Earlier this week, National Review Online ran my piece on PLF’s lawsuit against the City of Oakland. The lawsuit challenges an illegal ordinance requiring builders of residential and commercial projects in the City to either produce public art displays on the building sites or pay a fee for local artists to create such a display elsewhere in town. The op-ed explains why the Oakland law violates both the Constitution’s Takings Clause and the First Amendment rights of owners who don’t want to speak through City-approved public art:
In a series of important decisions that PLF helped secure, the Supreme Court has held that government may not demand or “exact” concessions as a condition of approving construction unless those exactions are related and proportional to public costs caused by the construction at issue. Thus, a city might be able to require a reasonable sewer hook-up fee commensurate with the cost to the city, but it could not lawfully insist on an easement for the public to picnic in your backyard because it wants more public parks. In another win by PLF in 2013, the Supreme Court held that property owners also could not be required to fund government projects on other property that were unrelated to the impacts of the development at issue.

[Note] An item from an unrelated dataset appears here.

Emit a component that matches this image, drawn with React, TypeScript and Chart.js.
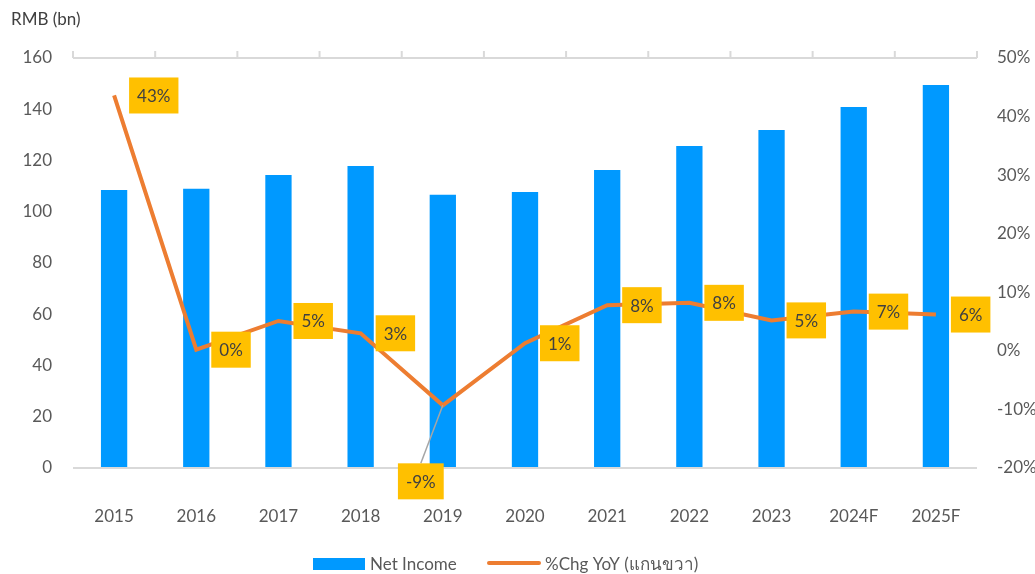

The Oakland public-art requirement (or fee) is illegal, because the construction of residences or office buildings does not reduce the stock of public art or citizens’ enjoyment thereof. In addition, the requirement violates the First Amendment rights of owners who don’t want to speak through “public art,” particularly that which must be approved by the government. The city could not force property owners and developers to engage in or spend money on legislative activism as a condition of building, even if it left it to them what type of legislative activism to pursue. Art, particularly public art, is an expressive activity that the government can’t force anyone to engage in. It’s even worse if the city specifies the art that qualifies.
Tony Francois and Dave Breemer, the lawyers actually litigating the case on behalf of the Building Industry Association of the Bay Area, have their own pieces in Liberty Blog here and here, respectively. Yet Dave and I should provide Jim Burling with credit for making us aware of this sculpture in San Diego, which we both linked to. As a constitutional matter, it doesn’t matter if all of the art on Oakland’s approved list was worthy or as ugly as the giant, phallic dung sculpture in San Diego, but it is another reminder of the moral hazard that may result when someone else, especially the government, decides what your money should be spent on.